I’m not even sure what language this is, so the meaning of the lyrics for sure escapes me. But words aren’t as important in world folk music as they are in the kind of folk you listen to from your own region. The real treat in music like this is to be able to experience different instrumental sounds, unusual rhythms and tempos (at least compared to what you’re used to), and sometimes even a treat with outstanding vocals singing words whose meaning is superfluous to the enjoyment of hearing them.

Well here the vocals could be a bit stronger, but all those other things are present in spades. The tamboura is an odd instrument that typically gives a piece of music an eastern lilt to it, and that’s the case here as well, particularly on “Angel Varuh” and “Ljubica”, the latter which also has what are probably the most well-formed vocals on the album. There are other odd and unattributed sounds as well, such as the Jew’s harp on “Angel varuh”, and what sounds like a theremin humming throughout “Veter beli konj”. Clarinet and viola are also not your typical instruments, even for a folk band, and their presence combines with the flute and recorder to project a very earthy tone to most of the tracks.

There’s a few songs here that seem to be traditional reinterpretations, most notably the danceable “Svatba” and the ballad ”Ogledalo”.

Finally, the album closes with what sounds like a love song with personal meaning for the two people singing it. Very slow, lots of mellow strings, and a nice, quiet close to the album.
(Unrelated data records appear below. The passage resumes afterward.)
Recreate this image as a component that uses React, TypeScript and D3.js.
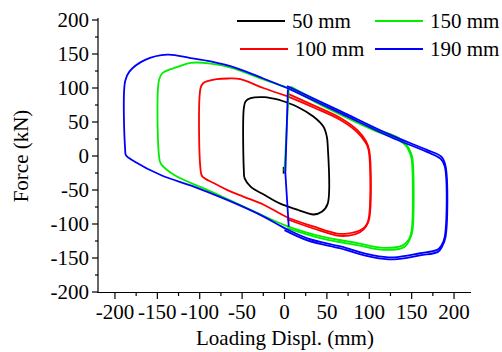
import * as d3 from "d3";

type Pt = [number, number];

// hysteresis loops, [displacement mm, force kN]
const loop50: Pt[] = [
  [-5, 82], [15, 72.5], [34, 58], [46, 43], [50, 28], [51, 15], [51, -70],
  [44, -82], [34.5, -86], [27, -84], [15, -79], [-5, -70], [-24, -57],
  [-40, -45], [-47, -33], [-48, -20], [-48, 70], [-46, 80], [-40, 85],
  [-24, 86.5], [-5, 82],
];

const loop100: Pt[] = [
  [3, 88], [35, 71], [66, 53], [85, 36], [95, 21], [99, 10], [99, -94],
  [95, -104], [88, -110], [74, -114], [62, -114], [35, -104], [3, -90],
  [-24, -72], [-48, -60], [-64, -52], [-83, -40], [-97, -30], [-99, -20],
  [-99, 100], [-96, 107], [-91, 110], [-80, 113], [-67, 114], [-52, 113],
  [-25, 100], [3, 88],
];

const loop150: Pt[] = [
  [7, 99], [54, 68], [105, 38], [134, 24], [144, 14], [148, 4], [150, -5],
  [150, -109], [147, -122], [140, -131], [117, -135], [86, -128], [46, -119],
  [3, -103], [-40, -79], [-87, -52], [-130, -28], [-146, -11], [-148, 0],
  [-148, 112], [-144, 122], [-126, 131], [-111, 137], [-87, 136], [-60, 129],
  [-30, 115], [7, 99],
];

const loop190: Pt[] = [
  [3, 100], [66, 63], [125, 28], [168, 6], [184, -4], [189, -15],
  [189, -119], [185, -132], [180, -138], [160, -143], [129, -149],
  [105, -146], [66, -133], [27, -121], [0, -106], [-28, -87], [-67, -65],
  [-107, -45], [-146, -28], [-177, -8], [-187, 1], [-188, 10],
  [-188, 110], [-183, 124], [-165, 141], [-138, 149], [-111, 144],
  [-87, 139], [-56, 129], [-25, 114], [3, 100],
];

// second cycle, right half only (where the doubled trace shows)
const loop100b: Pt[] = [
  [3, -93], [35, -107], [62, -117], [76, -117], [89, -112], [96, -104],
  [100, -92], [100, 8], [96, 22], [86, 38], [66, 56], [35, 74], [3, 92],
];
const loop150b: Pt[] = [
  [3, -106], [46, -122], [86, -131], [117, -138], [141, -134], [148, -122],
  [151, -109], [151, -4], [149, 5], [144, 16], [134, 27], [105, 41],
  [54, 71], [7, 102],
];
const loop190b: Pt[] = [
  [0, -109], [27, -124], [66, -136], [105, -149], [129, -152], [160, -146],
  [181, -141], [186, -133], [190, -119], [190, -15], [185, -1], [168, 9],
  [125, 31], [66, 66], [3, 103],
];

// initial loading paths near zero displacement
const init150: Pt[] = [[5, 98], [0, -22]];
const init190: Pt[] = [[4, 98], [1, -25], [5, -104]];
const init50: Pt[] = [[-1, -16], [-1, -26]];

const seriesNames = ["50 mm", "100 mm", "150 mm", "190 mm"];
const seriesColors = ["#000000", "#ff0000", "#00ee00", "#0000ff"];

const xTicks = [-200, -150, -100, -50, 0, 50, 100, 150, 200];
const yTicks = [-200, -150, -100, -50, 0, 50, 100, 150, 200];

const W = 502;
const H = 352;

export default function App() {
  const x = d3.scaleLinear().domain([-220, 220]).range([98, 471]);
  const y = d3.scaleLinear().domain([-200, 200]).range([292, 20]);

  const line = d3
    .line<Pt>()
    .x((d) => x(d[0]))
    .y((d) => y(d[1]))
    .curve(d3.curveCatmullRom.alpha(0.5));

  const straight = d3
    .line<Pt>()
    .x((d) => x(d[0]))
    .y((d) => y(d[1]));

  const loops = [loop50, loop100, loop150, loop190];
  const seconds: (Pt[] | null)[] = [null, loop100b, loop150b, loop190b];
  const inits: (Pt[] | null)[] = [init50, null, init150, init190];

  const xMinor = d3.range(-200, 201, 25).filter((v) => v % 50 !== 0);
  const yMinor = d3.range(-200, 201, 25).filter((v) => v % 50 !== 0);

  const fmt = (v: number) => (v < 0 ? "-" + Math.abs(v) : String(v));
  const font = "'Liberation Serif', 'Times New Roman', serif";

  const legendPos = [
    { x: 237, y: 21 },
    { x: 240, y: 49 },
    { x: 375, y: 21 },
    { x: 375, y: 49 },
  ];

  return (
    <svg
      width={W}
      height={H}
      style={{ position: "absolute", left: 0, top: 0, background: "#fff" }}
      fontFamily={font}
    >
      {/* axes */}
      <g stroke="#000" strokeWidth={1.2}>
        <line x1={98} x2={98} y1={18} y2={293} />
        <line x1={97.4} x2={471} y1={292.5} y2={292.5} />
        {yTicks.map((t) => (
          <line key={"yt" + t} x1={92} x2={98} y1={y(t)} y2={y(t)} />
        ))}
        {yMinor.map((t) => (
          <line key={"ym" + t} x1={95} x2={98} y1={y(t)} y2={y(t)} />
        ))}
        {xTicks.map((t) => (
          <line key={"xt" + t} x1={x(t)} x2={x(t)} y1={292.5} y2={299} />
        ))}
        {xMinor.map((t) => (
          <line key={"xm" + t} x1={x(t)} x2={x(t)} y1={292.5} y2={296} />
        ))}
      </g>
      <g fontSize={21} fill="#000">
        {yTicks.map((t) => (
          <text key={"yl" + t} x={89} y={y(t)} dy="0.35em" textAnchor="end">
            {fmt(t)}
          </text>
        ))}
        {xTicks.map((t) => (
          <text key={"xl" + t} x={x(t)} y={319} textAnchor="middle">
            {fmt(t)}
          </text>
        ))}
        <text x={285} y={345} textAnchor="middle">
          Loading Displ. (mm)
        </text>
        <text
          transform="translate(28,156) rotate(-90)"
          textAnchor="middle"
        >
          Force (kN)
        </text>
      </g>

      {/* curves */}
      <g fill="none" strokeWidth={1.8} strokeLinejoin="round">
        {loops.map((d, i) => (
          <g key={"s" + i} stroke={seriesColors[i]}>
            <path d={line(d) || ""} />
            {seconds[i] && <path d={line(seconds[i] as Pt[]) || ""} />}
            {inits[i] && <path d={straight(inits[i] as Pt[]) || ""} />}
          </g>
        ))}
      </g>

      {/* legend */}
      <g fontSize={21}>
        {seriesNames.map((n, i) => (
          <g key={"lg" + i}>
            <line
              x1={legendPos[i].x}
              x2={legendPos[i].x + 48}
              y1={legendPos[i].y}
              y2={legendPos[i].y}
              stroke={seriesColors[i]}
              strokeWidth={2}
            />
            <text x={legendPos[i].x + 55} y={legendPos[i].y + 7}>
              {n}
            </text>
          </g>
        ))}
      </g>
    </svg>
  );
}
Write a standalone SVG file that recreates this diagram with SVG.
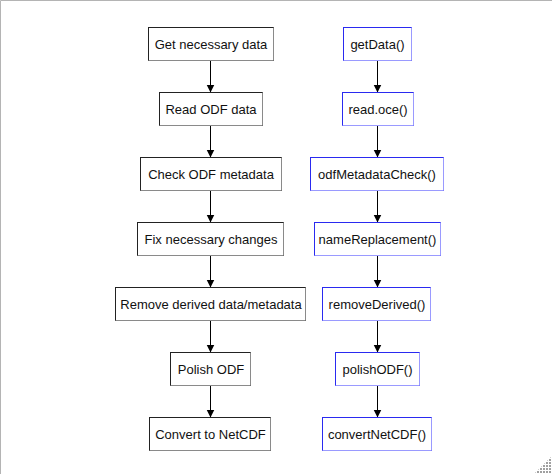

These guys are a bit obscure, but not hard to find. Mellotron Records reissued this and the band’s second CD a few years ago, and the later releases with the second incarnation of the band were also released on CD. I’ve really taken a liking to these guys lately for their ethnic authenticity and lovely string/woodwind instrumentation especially. This is not their best work, but it’s in the top three. Highly recommended to prog folk and world music fans. Four stars.